Taufik terus terang merasa khawatir, pemilu diwarnai kecurangan. Sebab sekarang pun bermunculan masalah dalam daftar pemilih. Ia mencontohkan adanya data 31 juta pemilih yang diduga tak ada di dalam DP4. Sementara DP4 adalah salah satu basis data bagi pemutakhiran daftar pemilih.
" Soal 31 juta. Jangan-jangan dia di luar DP4. Sumber DPT itu kan DP4. Belum lagi ada ceceran KTP di mana-mana. Ini menimbulkan kecurigaan. Satu tahun ada tiga peristiwa menarik. Jatuh dari truk di Bogor, dijual online, ada penggandaan di Pasar pramuka. Pemilu itu harus berjalan demokratis, jujur dan adil. Enggak boleh sedikit pun ada kecurangan. Niat curang bolehlah, tapi jangan dilaksanakan. Saya kira janganlah. Kita mesti jaga ini," tuturnya.
Selesai Taufik memberi kata pembuka, diskusi pun dimulai. Wakil Direktur Data dan Info BPN Prabowo-Sandi, Nur Iman Santoso yang jadi salah satu narasumber mengatakan, baginya dalam sebuah kontestasi politik seperti pemilu, minimal ada tiga yang harus di pantau secara intensif. Yang harus dipantau itu, adalah dari sisi penyelenggara, masyarakat dan orang-orang yang berinteraksi saat pencoblosan.
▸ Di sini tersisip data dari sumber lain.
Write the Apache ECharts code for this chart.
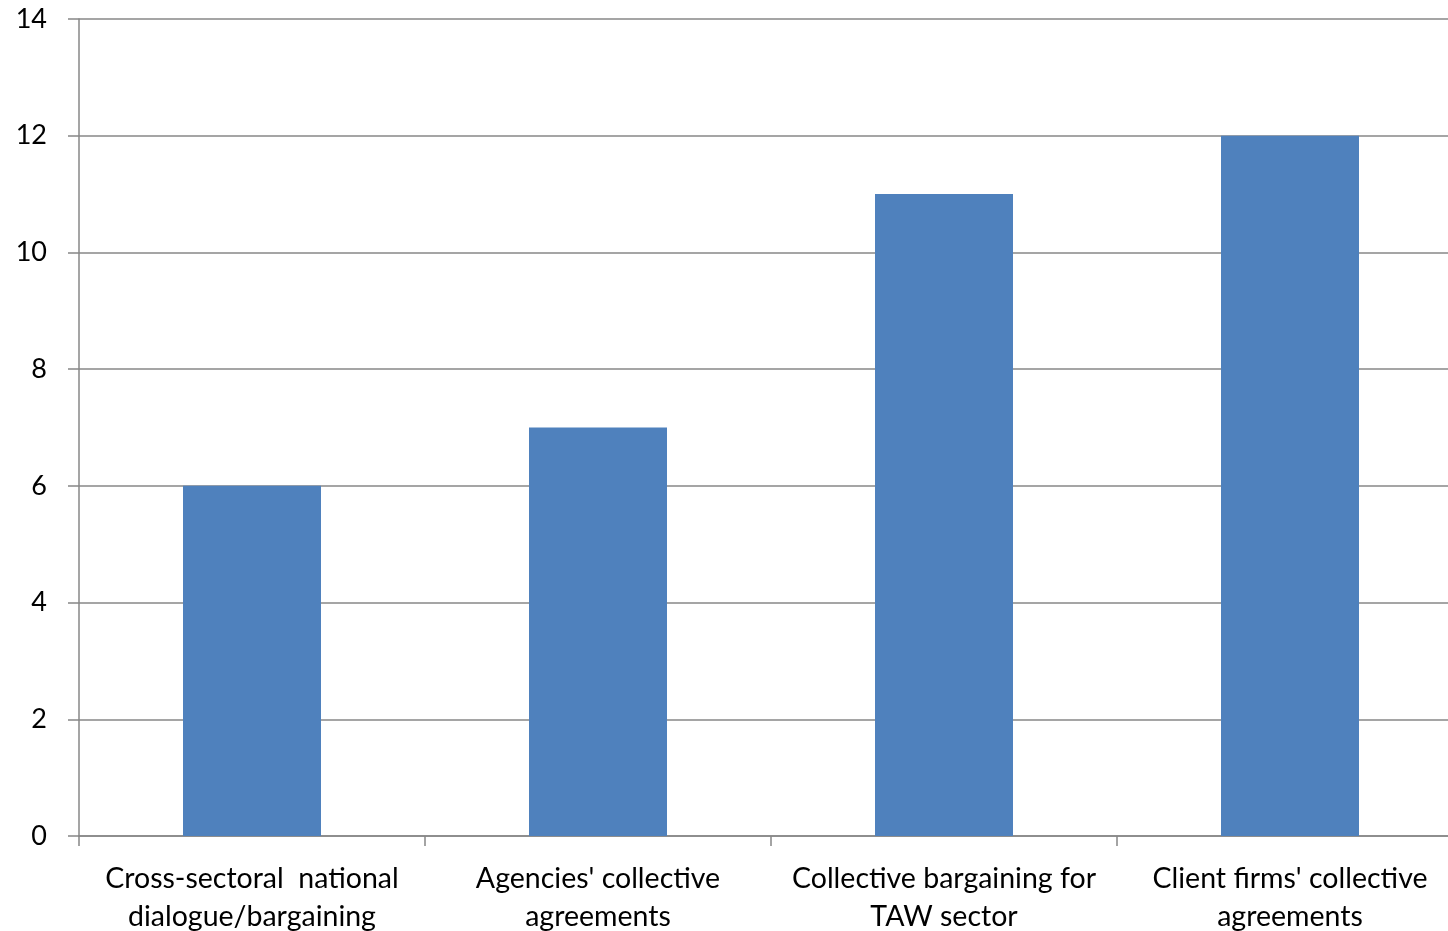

" Nah dalam pemilu nanti, ada lima kotak, di Jakarta cuma empat kotak. Ini sesuatu yang menurut kami perlu kita perhatikan. Kadang-kadang kita berpikir pemilu jujur dan adil itu saat di
TPS. Tapi ternyata di TPS ada PPS, PPK, itu semua harus dipantau. Memang TPS adalah hal paling penting untuk sama-sama ke depan kita kelola dengan baik," katanya.
Iman mengaku masalah Daftar Pemilih Tetap hingga kini jadi sorotan. Karena dalam pemilu yang paling mendasar harus dijamin itu adalah DPT yang bersih dan valid. Selama DPT tak bersih, tentu pemilu yang jujur dan adil akan sulit terwujud. Di sisi lain, ada temuan-temuan terkait DPT. Ini yang terus dipantau oleh tim Prabowo.